Since it was first published, this composition, best known as Migrant Mother, has come to represent not only the pictorial archive created by the RA/Farm Security Administration during the 1930s, but also the Great Depression itself. Posters and other publicity of later activists fighting racial, economic, and political oppression have borrowed from Lange's icon of the time. The handsome, androgynous face, the pose of stoic anxiety, and the encumbrance of three children proved to be universal attributes. Lange took five other shots of Owens on that same day. The Getty has one more from this group in its collection (2001.51.1). With Lange's artistry, Florence Owens took on the timeless quality of Eugène Delacroix's strong female rebel (Liberty Leading the People) and Jean-François Millet's peasant woman (the agrarian ideal), Honoré Daumier's laundresses (the working woman), and Kӓthe Kollwitz's proletarian woman warrior (one of the mothers leading her Peasant's War).

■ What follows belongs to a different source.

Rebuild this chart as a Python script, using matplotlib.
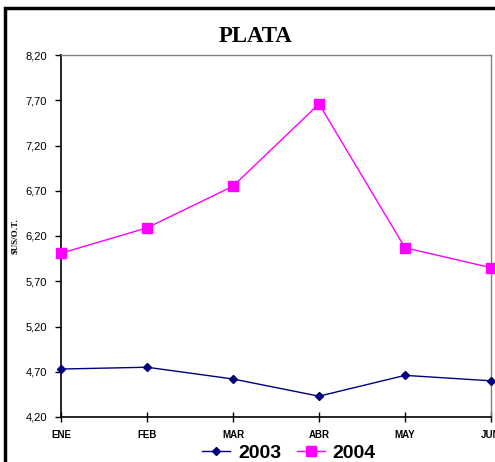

Owens, although, she became famous, did not enjoy, even momentarily, the life of a celebrity. She had a total of ten children and kept moving with her family, following the California crops. She did become involved in efforts to organize farm labor and would sometimes serve as the straw boss, one who negotiates wages for the migrants as the picking season begins. She was still working in the fields at the age of fifty before finally marrying again (to George Thompson) and settling down into a stable life in Modesto, California.